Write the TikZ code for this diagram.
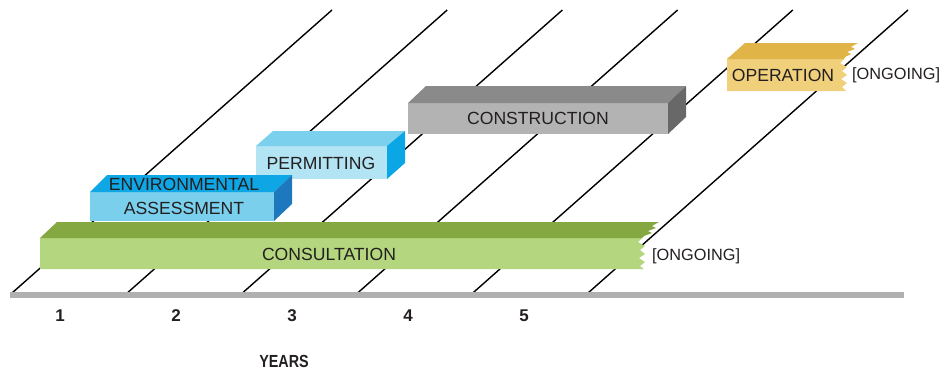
\documentclass[tikz,border=0pt]{standalone}
\usepackage{fontspec}
\setmainfont{Liberation Sans}
\newfontfamily\condfont[FakeStretch=0.82]{Liberation Sans}
\definecolor{txt}{HTML}{231F20}
\definecolor{basegray}{HTML}{B0B0B0}
\definecolor{consF}{HTML}{B3D67E}
\definecolor{consT}{HTML}{86A843}
\definecolor{envF}{HTML}{7AD0EC}
\definecolor{envT}{HTML}{0EA6E5}
\definecolor{envS}{HTML}{1E78BE}
\definecolor{perF}{HTML}{B2E4F3}
\definecolor{perT}{HTML}{7BD0ED}
\definecolor{perS}{HTML}{0AA6E6}
\definecolor{conF}{HTML}{B3B3B3}
\definecolor{conT}{HTML}{8A8A8A}
\definecolor{conS}{HTML}{686868}
\definecolor{opF}{HTML}{F1D07C}
\definecolor{opT}{HTML}{E0B446}
\tikzset{
  gridline/.style={black, line width=1.4pt},
  label/.style={inner sep=0pt, text=txt, font=\fontsize{17.6}{20}\selectfont},
  note/.style={inner sep=0pt, text=txt, font=\fontsize{16.3}{18}\selectfont, anchor=west},
  yearnum/.style={inner sep=0pt, text=txt, font=\bfseries\fontsize{17}{19}\selectfont},
  yearlbl/.style={inner sep=0pt, text=txt, font=\condfont\bfseries\fontsize{17.5}{19}\selectfont}
}
\begin{document}
\begin{tikzpicture}[x=1pt,y=-1pt]
\useasboundingbox (0,0) rectangle (942,373);
% diagonal grid lines
\foreach \k in {0,...,5}{
  \draw[gridline] (12+115.2*\k,293) coordinate (b\k) -- (332+115.2*\k,10) coordinate (t\k);
}
% baseline
\fill[basegray] (10,292) rectangle (904,298);
% construction
\fill[conF] (408,103) rectangle (668,134);
\fill[conT] (408,103) -- (426,86) -- (686,86) -- (668,103) -- cycle;
\fill[conS] (668,103) -- (686,86) -- (686,117) -- (668,134) -- cycle;
\node[label] (construction) at (538,118) {CONSTRUCTION};
% permitting
\fill[perF] (256,146) rectangle (387,179);
\fill[perT] (256,146) -- (273,131) -- (405,131) -- (387,146) -- cycle;
\fill[perS] (387,146) -- (405,131) -- (405,163) -- (387,179) -- cycle;
\node[label] (permitting) at (321,163) {PERMITTING};
% environmental assessment
\fill[envF] (90,192) rectangle (274,221);
\fill[envT] (90,192) -- (107,175) -- (292,175) -- (274,192) -- cycle;
\fill[envS] (274,192) -- (292,175) -- (292,204) -- (274,221) -- cycle;
\node[label] (env1) at (184,184.5) {ENVIRONMENTAL};
\node[label] (env2) at (184,208.5) {ASSESSMENT};
% consultation
\fill[consF] (40,238) -- (642,238) -- (638,242) -- (645,246) -- (640,250) -- (645,254)
  -- (639,258) -- (645,262) -- (640,266) -- (644,269) -- (40,269) -- cycle;
\fill[consT] (40,238) -- (57,222) -- (659,222) -- (652,226) -- (656,228) -- (648,231)
  -- (652,233) -- (644,236) -- (642,238) -- cycle;
\node[label] (consultation) at (329,254) {CONSULTATION};
\node[note] (ongoing1) at (652,256) {[ONGOING]};
% operation
\fill[opF] (727,59) -- (844,59) -- (840,63) -- (847,67) -- (842,71) -- (847,75)
  -- (841,79) -- (847,83) -- (842,87) -- (846,91) -- (727,91) -- cycle;
\fill[opT] (727,59) -- (745,43) -- (858,43) -- (851,47) -- (855,49) -- (847,52)
  -- (851,54) -- (845,57) -- (844,59) -- cycle;
\node[label] (operation) at (783,75) {OPERATION};
\node[note] (ongoing2) at (852,75.5) {[ONGOING]};
% years
\node[yearnum] (y1) at (60,316) {1};
\node[yearnum] (y2) at (176,316) {2};
\node[yearnum] (y3) at (292,316) {3};
\node[yearnum] (y4) at (408,316) {4};
\node[yearnum] (y5) at (524,316) {5};
\node[yearlbl] (years) at (284,361.5) {YEARS};
\end{tikzpicture}
\end{document}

***

STATED TASK → Leave out the pictures and output the rest of the material exactly as written.

FINAL ANSWER →
Write the TikZ code for this diagram.
\documentclass[tikz,border=0pt]{standalone}
\usepackage{fontspec}
\setmainfont{Liberation Sans}
\newfontfamily\condfont[FakeStretch=0.82]{Liberation Sans}
\definecolor{txt}{HTML}{231F20}
\definecolor{basegray}{HTML}{B0B0B0}
\definecolor{consF}{HTML}{B3D67E}
\definecolor{consT}{HTML}{86A843}
\definecolor{envF}{HTML}{7AD0EC}
\definecolor{envT}{HTML}{0EA6E5}
\definecolor{envS}{HTML}{1E78BE}
\definecolor{perF}{HTML}{B2E4F3}
\definecolor{perT}{HTML}{7BD0ED}
\definecolor{perS}{HTML}{0AA6E6}
\definecolor{conF}{HTML}{B3B3B3}
\definecolor{conT}{HTML}{8A8A8A}
\definecolor{conS}{HTML}{686868}
\definecolor{opF}{HTML}{F1D07C}
\definecolor{opT}{HTML}{E0B446}
\tikzset{
  gridline/.style={black, line width=1.4pt},
  label/.style={inner sep=0pt, text=txt, font=\fontsize{17.6}{20}\selectfont},
  note/.style={inner sep=0pt, text=txt, font=\fontsize{16.3}{18}\selectfont, anchor=west},
  yearnum/.style={inner sep=0pt, text=txt, font=\bfseries\fontsize{17}{19}\selectfont},
  yearlbl/.style={inner sep=0pt, text=txt, font=\condfont\bfseries\fontsize{17.5}{19}\selectfont}
}
\begin{document}
\begin{tikzpicture}[x=1pt,y=-1pt]
\useasboundingbox (0,0) rectangle (942,373);
% diagonal grid lines
\foreach \k in {0,...,5}{
  \draw[gridline] (12+115.2*\k,293) coordinate (b\k) -- (332+115.2*\k,10) coordinate (t\k);
}
% baseline
\fill[basegray] (10,292) rectangle (904,298);
% construction
\fill[conF] (408,103) rectangle (668,134);
\fill[conT] (408,103) -- (426,86) -- (686,86) -- (668,103) -- cycle;
\fill[conS] (668,103) -- (686,86) -- (686,117) -- (668,134) -- cycle;
\node[label] (construction) at (538,118) {CONSTRUCTION};
% permitting
\fill[perF] (256,146) rectangle (387,179);
\fill[perT] (256,146) -- (273,131) -- (405,131) -- (387,146) -- cycle;
\fill[perS] (387,146) -- (405,131) -- (405,163) -- (387,179) -- cycle;
\node[label] (permitting) at (321,163) {PERMITTING};
% environmental assessment
\fill[envF] (90,192) rectangle (274,221);
\fill[envT] (90,192) -- (107,175) -- (292,175) -- (274,192) -- cycle;
\fill[envS] (274,192) -- (292,175) -- (292,204) -- (274,221) -- cycle;
\node[label] (env1) at (184,184.5) {ENVIRONMENTAL};
\node[label] (env2) at (184,208.5) {ASSESSMENT};
% consultation
\fill[consF] (40,238) -- (642,238) -- (638,242) -- (645,246) -- (640,250) -- (645,254)
  -- (639,258) -- (645,262) -- (640,266) -- (644,269) -- (40,269) -- cycle;
\fill[consT] (40,238) -- (57,222) -- (659,222) -- (652,226) -- (656,228) -- (648,231)
  -- (652,233) -- (644,236) -- (642,238) -- cycle;
\node[label] (consultation) at (329,254) {CONSULTATION};
\node[note] (ongoing1) at (652,256) {[ONGOING]};
% operation
\fill[opF] (727,59) -- (844,59) -- (840,63) -- (847,67) -- (842,71) -- (847,75)
  -- (841,79) -- (847,83) -- (842,87) -- (846,91) -- (727,91) -- cycle;
\fill[opT] (727,59) -- (745,43) -- (858,43) -- (851,47) -- (855,49) -- (847,52)
  -- (851,54) -- (845,57) -- (844,59) -- cycle;
\node[label] (operation) at (783,75) {OPERATION};
\node[note] (ongoing2) at (852,75.5) {[ONGOING]};
% years
\node[yearnum] (y1) at (60,316) {1};
\node[yearnum] (y2) at (176,316) {2};
\node[yearnum] (y3) at (292,316) {3};
\node[yearnum] (y4) at (408,316) {4};
\node[yearnum] (y5) at (524,316) {5};
\node[yearlbl] (years) at (284,361.5) {YEARS};
\end{tikzpicture}
\end{document}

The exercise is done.